Matilda told such Dreadful Lies
It made one Gasp and Stretch ones Eyes;
The Chief Defect of Henry King
Was chewing little bits of String
Lord Lundy, who cried, all the time; Tom and his pony Jack; Jack and his pony Tom; the tiger as a domestic apparatus; and our personal favourite, John Henderson:
John Henderson, an unbeliever,
Had lately lost his Joie de Vivre.
From reading far too many books
He went around with gloomy looks.
Despair inhabited his breast
And made the man a perfect pest.
The charm of this is more easily felt than defined. The verses are amusing, and pointed, and stick in the memory, with the aid of rhyme and lively meter. The illustrations, also envenomed, provide able back-up.
A digression: we have seen illustrations to some of these poems by the great Quentin Blake; Quentin Blake can do no wrong as far as we are concerned, but he does not reach the essential souls-of-suet power of the B.T.B.
Beyond this, these faux-fables have something of the insouciance, vitality, and heartlessness of fairytales.They are anything but PC. Sometimes, alas, they carry “anything but PC” a little farther than modern taste allows. In fact, there is note in the edition we have before us (London: Jonathan Cape, 1993) which reads, in part:
Although this book was first published in 1939, many of the poems and illustration [sic] were written and drawn during the Victorian era and reflect some of the attitudes and events of that period . . .
The publisher is afraid of his book.
“Mamma” said AMANDA “I want to know what
Our relatives mean when they say
That Aunt Jane is a Gorgon who ought to be shot
Or at any rate taken away
The generation which adopted these satires we may call the post-Edwardians — people born in the twenties who had to fight the second world war. Among these, the Cautionary Verses became well known and widely known. It may be that, although we certainly did not all read the same things, we read more of the same things than we do now. The father of someone we know used to recite them to his daughters, in the fifties, in Minnesota!
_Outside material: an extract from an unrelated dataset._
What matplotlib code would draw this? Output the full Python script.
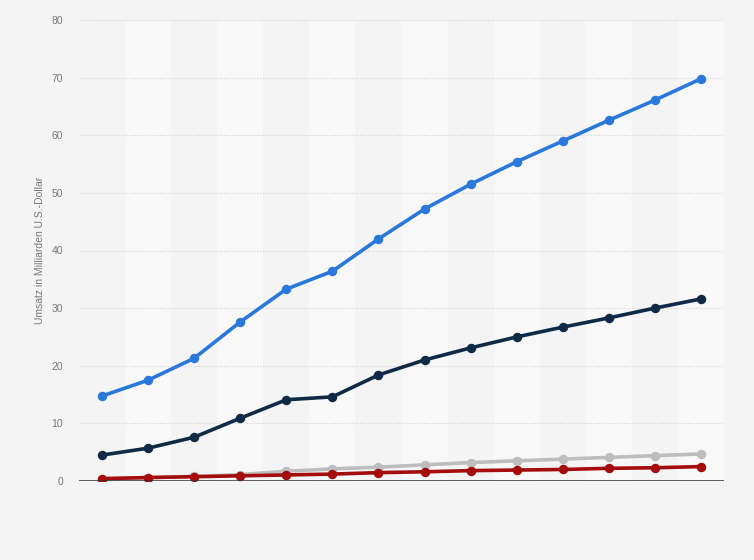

The verses remained popular, though less so in the generation after — the older boomers, if you will and this is natural — they had been read to by their parents. And even now, phrases sometimes still get dropped into the ongoing discourse of publications like the Times Literary Supplement, where they serve as signals to the reader of a shared tradition.
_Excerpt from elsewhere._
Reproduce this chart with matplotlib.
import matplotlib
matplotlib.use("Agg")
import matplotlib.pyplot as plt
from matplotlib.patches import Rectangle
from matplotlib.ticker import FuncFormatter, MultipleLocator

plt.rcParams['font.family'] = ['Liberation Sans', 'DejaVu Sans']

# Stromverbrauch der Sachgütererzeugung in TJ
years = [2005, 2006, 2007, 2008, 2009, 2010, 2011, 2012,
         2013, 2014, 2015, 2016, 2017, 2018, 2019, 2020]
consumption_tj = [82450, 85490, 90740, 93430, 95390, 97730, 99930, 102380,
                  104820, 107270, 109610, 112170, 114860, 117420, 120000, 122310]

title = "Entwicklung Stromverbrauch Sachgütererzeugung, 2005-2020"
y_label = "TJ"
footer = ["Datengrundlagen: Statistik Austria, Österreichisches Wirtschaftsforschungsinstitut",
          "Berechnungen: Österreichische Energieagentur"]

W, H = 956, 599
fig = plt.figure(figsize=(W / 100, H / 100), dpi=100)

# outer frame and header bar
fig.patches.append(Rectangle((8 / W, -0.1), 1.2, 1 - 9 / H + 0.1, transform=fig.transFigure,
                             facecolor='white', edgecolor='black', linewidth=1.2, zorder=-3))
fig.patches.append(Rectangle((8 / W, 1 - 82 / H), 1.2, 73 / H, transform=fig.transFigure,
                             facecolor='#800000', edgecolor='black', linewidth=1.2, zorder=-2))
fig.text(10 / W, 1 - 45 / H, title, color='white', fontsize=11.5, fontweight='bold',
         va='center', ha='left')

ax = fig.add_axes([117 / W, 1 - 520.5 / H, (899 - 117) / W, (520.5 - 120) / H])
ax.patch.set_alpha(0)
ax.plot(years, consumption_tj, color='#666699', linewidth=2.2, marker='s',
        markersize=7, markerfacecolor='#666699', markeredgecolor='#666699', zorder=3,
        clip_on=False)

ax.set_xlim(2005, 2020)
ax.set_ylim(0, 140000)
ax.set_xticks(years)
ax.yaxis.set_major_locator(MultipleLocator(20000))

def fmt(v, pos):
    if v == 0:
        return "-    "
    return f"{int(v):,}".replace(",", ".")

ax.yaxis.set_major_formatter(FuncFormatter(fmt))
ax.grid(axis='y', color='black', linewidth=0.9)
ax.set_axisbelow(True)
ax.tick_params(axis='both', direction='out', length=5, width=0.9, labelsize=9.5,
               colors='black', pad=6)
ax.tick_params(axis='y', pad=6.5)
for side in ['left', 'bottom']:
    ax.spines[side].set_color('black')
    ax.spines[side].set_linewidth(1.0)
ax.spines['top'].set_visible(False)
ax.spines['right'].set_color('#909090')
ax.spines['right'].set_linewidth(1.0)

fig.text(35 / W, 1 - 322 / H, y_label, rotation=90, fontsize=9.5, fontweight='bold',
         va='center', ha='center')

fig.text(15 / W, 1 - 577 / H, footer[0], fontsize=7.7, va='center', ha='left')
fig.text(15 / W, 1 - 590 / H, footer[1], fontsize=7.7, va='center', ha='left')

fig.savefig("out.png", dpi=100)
Through these generations, however, came a slow shift of attitude toward that bramble bush of history, power, and culture we may call Western Traditional Civilization.
The Victorians not only followed this tradition, rooted in Rome, they were fully of the opinion that they were that tradition. It was one substance, thank you very much.
The Edwardians, with a little more distance, welcomed it as an inheritance.
The post-Edwardians accepted it as a duty — the Edwardians told them they were supposed to.
To the Boomers it began to feel like an burden.
And, of course, generation Y has no opinion on the matter because nothing before 1985 matters in the least.
The Llama is a woolly sort of fleecy hairy goat,
With an indolent expression and an undulating throat
Like an unsuccessful literary man.
As much as we enjoy the Cautionary Verses, therefore, we suspect that their time is just about up.
Satire, said George Kaufman, is what closes on Saturday night, and these satires have had a longer run than most. The world does move on. The society satirized moves steadily closer to Lincoln”s time than to us. Meter and rhyme make the verse as foreign as Swinburne, and B.T.B. joins James Gillray and Isaac Cruikshank in the neglected volumes of history.
It is a pity but there it is.
And slowly answered Arthur from the barge
The old order changeth, yielding place to new
And God fulfils himself in Many ways
Lest one good custom should corrupt the world.